Второй недостаток ближневосточной схемы, описанной М.Индиком: отсутствие китайского фактора. В 70-х годах прошлого века Китая на Ближнем Востоке не было. Сегодня же он стал неотъемлемой частью, как минимум, регионального экономического ландшафта и последовательно наращивает свое политическое влияния здесь. Да и военный потенциал Поднебесной нельзя игнорировать: военно-морские базы в Джибути и в пакистанском Гвадаре, оружейные контракты с Саудовской Аравией и ОАЭ, наконец, блестящая операция ВМС по эвакуации китайских специалистов из Йемена в 2015 году, - все это убеждает в том, что роль Пекина на Ближнем Востоке игнорировать уже невозможно.

Россия, как показывает ход событий, Китай игнорировать не собирается. Москва и Пекин на регулярной основе согласовывают свои действия в регионе; это касается и Сирии, и Афганистана, и других точек.

Вне всякого сомнения, такое согласование необходимо и по Ирану, уверенное партнерство с которым стратегически необходимо и России, и Китаю. На этой почве теоретически между ними может возникнуть конкуренция. Причем вероятность такого развития событий будет велика в случае, если Москва допустит ошибку и позволит возникнуть оси Анкара-Тегеран. Однако в целом представляется, что характер российско-китайских отношений на этом конкретном направлении вряд ли будет отличным от общего их состояния; это означает, что в обозримом будущем тесное конструктивное партнерство и сотрудничество сохранится.

И третья «лакуна» в рассуждениях Киссинджера: отсутствие Британии.

Вообще фактор возвращения Лондона на мировую арену в качестве строителя новой, Глобальной Британии заслуживает отдельного обстоятельного рассмотрения. Здесь же отметим, что на роль «балансира», стоящего «ближе к каждой из противоборствующих сторон, нежели они между собой», современная Британия подходит куда больше, нежели современная Америка. И если в картинке, нарисованной Киссинджером, США заменить на Британию, ситуация сольно изменится.

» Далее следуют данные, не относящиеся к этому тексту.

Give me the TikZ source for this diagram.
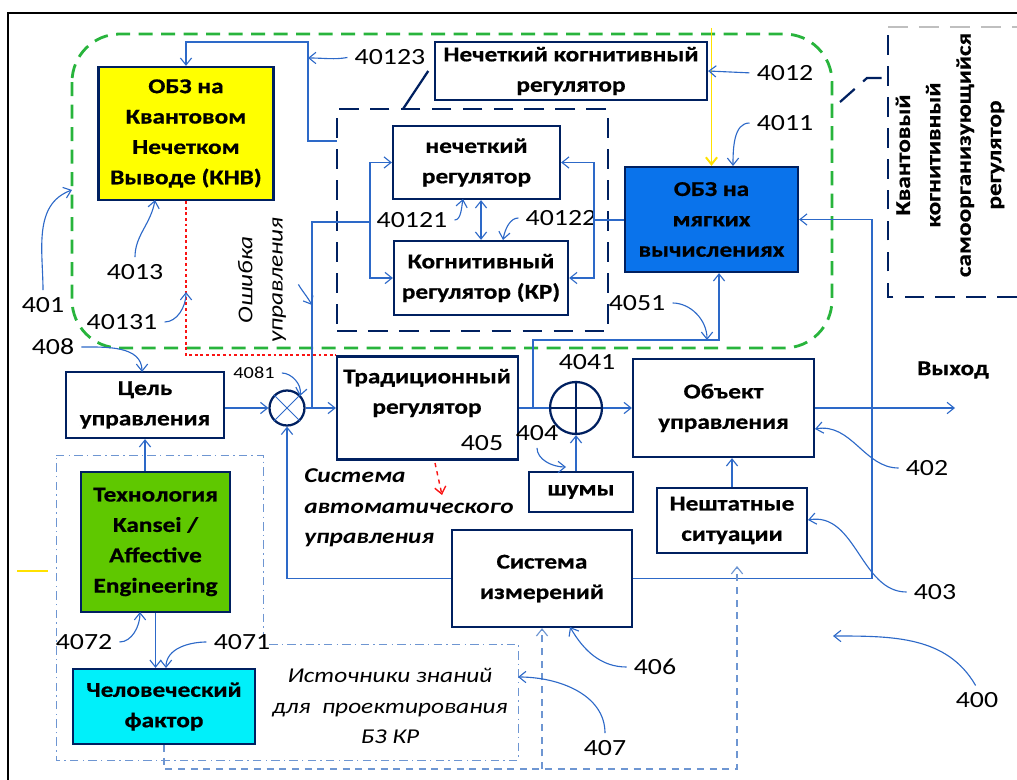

Дело в том, что наследие, оставленное администрацией Дональда Трампа вкупе с действиями его сменщика Джо Байдена, безвозвратно испортили имидж США в глазах региональных игроков. Сегодня американцам не верят ни в арабских столицах, ни в Анкаре. Конечно, Тегеран и Тель-Авив могут с интересом воспринимать посулы Киссинджера, обещающие им раздел региона «на двоих» под американские гарантии, но этого слишком мало.

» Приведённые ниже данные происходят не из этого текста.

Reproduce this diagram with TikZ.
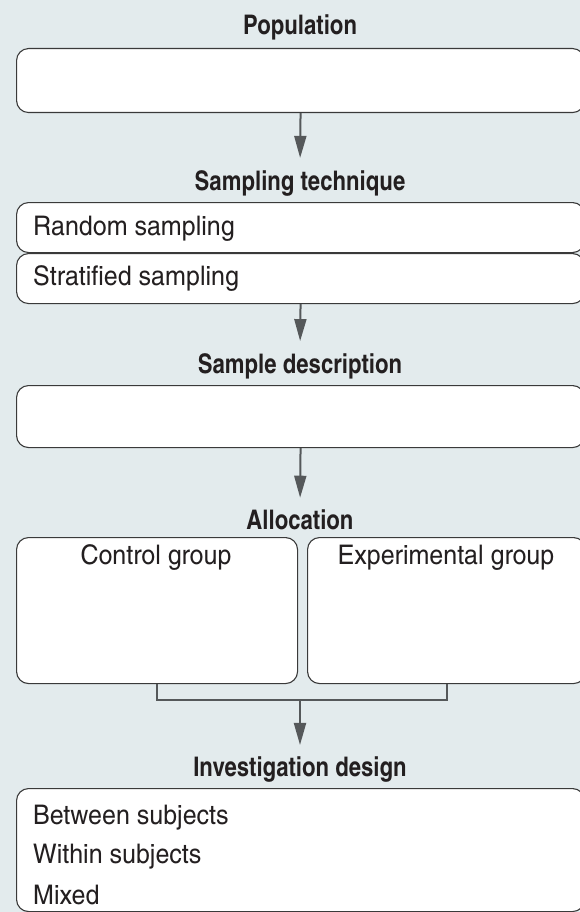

Проблема заключается в том, что Киссинджер описывает баланс сил и интересов на Ближнем Востоке крайне простой формулой, в которой учитываются только два сильнейших игрока: Иран и Израиль. Все остальное становится функцией от них.

На деле же баланс сил в регионе – исключительно многофакторная формула с огромным множеством переменных; она складывалась в течение тысячелетий и упростить ее невозможно. Она очень неустойчива, и чтобы управлять ею, нужно уметь очень чутко чувствовать ее пульс, быстро и адекватно реагировать. Американцы к этому не способны. Они слишком неповоротливы, слишком плохо образованы и не имеют опыта имперского управления. А британцы его имеют.

У них за плечами целая эпоха управления всем или почти всем Большим Ближним Востоком. Она закончилась (вернее, прервалась на время) в начале 1970-х годов, когда стали независимыми государствами ОАЭ, Бахрейн, Катар. На следующие полвека регион попал под гегемонию США.

Сегодня же мы, возможно, являемся свидетелями обратного процесса: Америка уходит (и президент Байден это подтвердил), а Британия возвращается. Она сохранила связи во всех странах региона: и в арабском мире, и в Турции, и в Иране, и в Израиле. Она сохранила базы военного присутствия (в Катаре, Омане, Бахрейне) и имеет широкие возможности для развития военно-технического сотрудничества с любым государством региона. Везде она вырастила лояльные к Лондону группы элиты.

Правда, в отличие от Вашингтона, Лондон не в состоянии направлять экспедиционные войска в любую точку региона в любой момент. Но это вряд ли входит в его планы. Он предпочитает действовать более интеллектуальными методами, управляя конфликтами между региональными игроками, а не стремясь погасить эти конфликты и подарить региону «вечный мир». Именно для такого управления британцам и нужно доскональное знание всех деталей и нюансов региональных балансов сил и интересов. И они не замедлят этим знанием воспользоваться.

Поэтому России было бы правильно исходить из того, что по-настоящему содержательный диалог по вопросам Ближнего Востока отныне нужно вести не только (а со временем – и не столько) с Америкой, но – с Британией. Ибо Лондон начинает новую, Глобальную Большую Игру. И она будет посложнее реализма Генри Киссинджера.